Source data:
=-=-=

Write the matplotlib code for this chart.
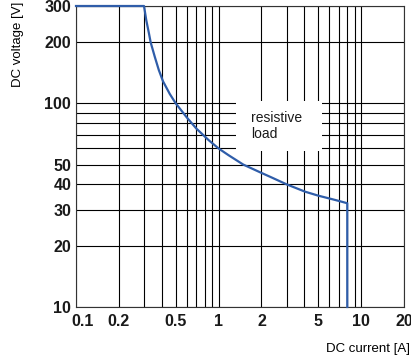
import matplotlib.pyplot as plt
from matplotlib.ticker import FixedLocator, NullFormatter
from matplotlib.patches import Rectangle
import matplotlib.transforms as mtransforms

plt.rcParams['font.family'] = ['Liberation Sans', 'DejaVu Sans']

# load limit curve
current = [0.1, 0.3, 0.311, 0.325, 0.334, 0.357, 0.381, 0.408, 0.455, 0.5, 0.6,
           0.7, 0.85, 1.0, 1.17, 1.49, 2.0, 2.36, 3.0, 4.05, 5.0, 6.6, 8.0, 8.0]
voltage = [300, 300, 256, 220, 199, 169, 145.5, 128, 111, 100, 85,
           75, 66, 60, 55.7, 50, 45.5, 43.2, 40, 36.8, 35.2, 33.5, 32.3, 10]

x_major = [0.1, 0.2, 0.5, 1, 2, 5, 10, 20]
x_labels = ['0.1', '0.2', '0.5', '1', '2', '5', '10', '20']
x_minor = [0.3, 0.4, 0.6, 0.7, 0.8, 0.9, 3, 4, 6, 7, 8, 9]
y_major = [10, 20, 30, 40, 50, 100, 200, 300]
y_labels = ['10', '20', '30', '40', '50', '100', '200', '300']
y_minor = [60, 70, 80, 90]

fig = plt.figure(figsize=(4.11, 3.63), dpi=100)
ax = fig.add_axes([76/411, 1 - 307/363, 328/411, 301/363])

ax.set_xscale('log')
ax.set_yscale('log')
ax.set_xlim(0.1, 20)
ax.set_ylim(10, 300)

ax.xaxis.set_major_locator(FixedLocator(x_major))
ax.xaxis.set_minor_locator(FixedLocator(x_minor))
ax.yaxis.set_major_locator(FixedLocator(y_major))
ax.yaxis.set_minor_locator(FixedLocator(y_minor))
ax.set_xticklabels(x_labels, fontweight='bold')
ax.set_yticklabels(y_labels, fontweight='bold')
ax.xaxis.set_minor_formatter(NullFormatter())
ax.yaxis.set_minor_formatter(NullFormatter())

ax.tick_params(axis='both', which='both', length=0, labelsize=11.5, labelcolor='#1a1a1a')
ax.tick_params(axis='x', pad=5)
ax.tick_params(axis='y', pad=3.5)

ax.set_axisbelow(True)
ax.grid(True, which='both', color='black', linewidth=0.8)
for spine in ax.spines.values():
    spine.set_linewidth(0.8)
    spine.set_color('#333333')

# shift the first x label away from the corner
lbl = ax.get_xticklabels()[0]
lbl.set_transform(lbl.get_transform() + mtransforms.ScaledTranslation(7/100, 0, fig.dpi_scale_trans))

# white box for the label
ax.add_patch(Rectangle((0.489, 0.518), 0.261, 0.166, transform=ax.transAxes,
                       facecolor='white', edgecolor='none', zorder=1))
ax.text(0.535, 0.60, 'resistive\nload', transform=ax.transAxes, fontsize=10,
        ha='left', va='center', linespacing=1.2, zorder=2, color='#1a1a1a')

ax.plot(current, voltage, color='#2f5da9', linewidth=1.6, zorder=3, clip_on=False)

fig.text(410/411, 1 - 349/363, 'DC current [A]', fontsize=9.5, ha='right', va='center')
fig.text(18/411, 1 - 2/363, 'DC voltage [V]', fontsize=9.5, ha='center', va='top', rotation=90)

fig.savefig('out.png', dpi=100)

=-=-=

Work to complete: Transcribe exactly, with no pictures, the lines running from the first line of the material through the line holding "ax.set_ylim(10, 300)".

Response below:
Write the matplotlib code for this chart.
import matplotlib.pyplot as plt
from matplotlib.ticker import FixedLocator, NullFormatter
from matplotlib.patches import Rectangle
import matplotlib.transforms as mtransforms

plt.rcParams['font.family'] = ['Liberation Sans', 'DejaVu Sans']

# load limit curve
current = [0.1, 0.3, 0.311, 0.325, 0.334, 0.357, 0.381, 0.408, 0.455, 0.5, 0.6,
           0.7, 0.85, 1.0, 1.17, 1.49, 2.0, 2.36, 3.0, 4.05, 5.0, 6.6, 8.0, 8.0]
voltage = [300, 300, 256, 220, 199, 169, 145.5, 128, 111, 100, 85,
           75, 66, 60, 55.7, 50, 45.5, 43.2, 40, 36.8, 35.2, 33.5, 32.3, 10]

x_major = [0.1, 0.2, 0.5, 1, 2, 5, 10, 20]
x_labels = ['0.1', '0.2', '0.5', '1', '2', '5', '10', '20']
x_minor = [0.3, 0.4, 0.6, 0.7, 0.8, 0.9, 3, 4, 6, 7, 8, 9]
y_major = [10, 20, 30, 40, 50, 100, 200, 300]
y_labels = ['10', '20', '30', '40', '50', '100', '200', '300']
y_minor = [60, 70, 80, 90]

fig = plt.figure(figsize=(4.11, 3.63), dpi=100)
ax = fig.add_axes([76/411, 1 - 307/363, 328/411, 301/363])

ax.set_xscale('log')
ax.set_yscale('log')
ax.set_xlim(0.1, 20)
ax.set_ylim(10, 300)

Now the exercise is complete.